Putin’s intervention reflects more than diplomatic unease. Russia and Iran formalised a strategic partnership last year, expanding cooperation across political, economic, military and energy sectors, although the pact stops short of a mutual defence clause. Since the start of the U. S.-Israeli campaign against Iran on February 28, Moscow has publicly backed Tehran, denounced the attacks and pressed for a political settlement. Russian Foreign Minister Sergei Lavrov spoke again with his Iranian counterpart Abbas Araqchi on March 27, with both sides discussing diplomacy and humanitarian assistance even as Russia rejected allegations that it was escalating direct military support.

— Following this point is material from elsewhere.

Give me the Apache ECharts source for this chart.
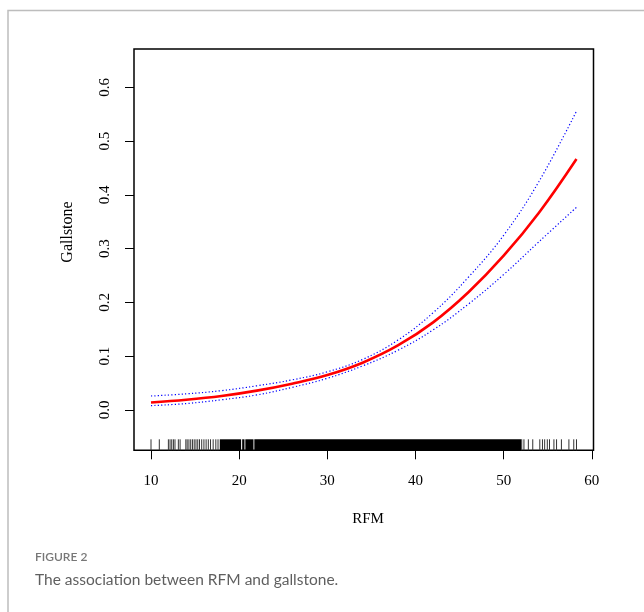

The Caspian dimension matters because it widens the map of the conflict beyond the Gulf, Iraq, Lebanon and the Levant. A confrontation in that northern arena would bring the war closer to Russia’s southern flank and complicate the legal and military framework that governs the sea. The Kremlin’s language suggests it wants to draw a red line without committing itself to overt military involvement. That balancing act mirrors Russia’s broader posture since the war began: political solidarity with Tehran, criticism of Washington and Israel, but caution about being dragged into a direct clash while it remains consumed by its own security priorities elsewhere.

The timing of the warning is also notable. The war has intensified over the past week, with Israel broadening strikes on Iranian military and industrial sites while Iran has continued missile and drone attacks on Israel and U. S.-linked targets in the region. Reuters and AP reporting indicates that the fighting has spread economic shock well beyond the battlefield, disrupting trade flows, rattling markets and adding strain to oil and gas supply chains already under pressure from the partial closure and militarisation of the Strait of Hormuz. That broader instability helps explain why Moscow is speaking with unusual clarity about geographic limits.

For Russia, the concern is both strategic and commercial. The Caspian has become increasingly important for transport corridors, energy logistics and sanctions-era trade links between Russia and Iran. Any sustained military activity there could threaten shipping routes, insurance costs and infrastructure tied to both countries’ efforts to cushion themselves from Western pressure. A strike pattern extending into the Caspian could also raise questions for other littoral states, none of which have shown appetite for becoming entangled in a conflict driven by Israel, Iran and the United States.

Moscow’s warning should not be mistaken for a declaration of intervention. Russian officials have been careful to frame their concern in defensive and diplomatic terms, while stressing contradictory signals from Washington and Tehran over possible negotiations. Yet the message carries weight because it shows the Kremlin sees the conflict crossing from a Middle Eastern war into a zone where Russian equities are immediate and tangible. That raises the cost of any further action around Iran’s northern coast and may serve as a caution to Israel and its partners that the room for escalation is not unlimited.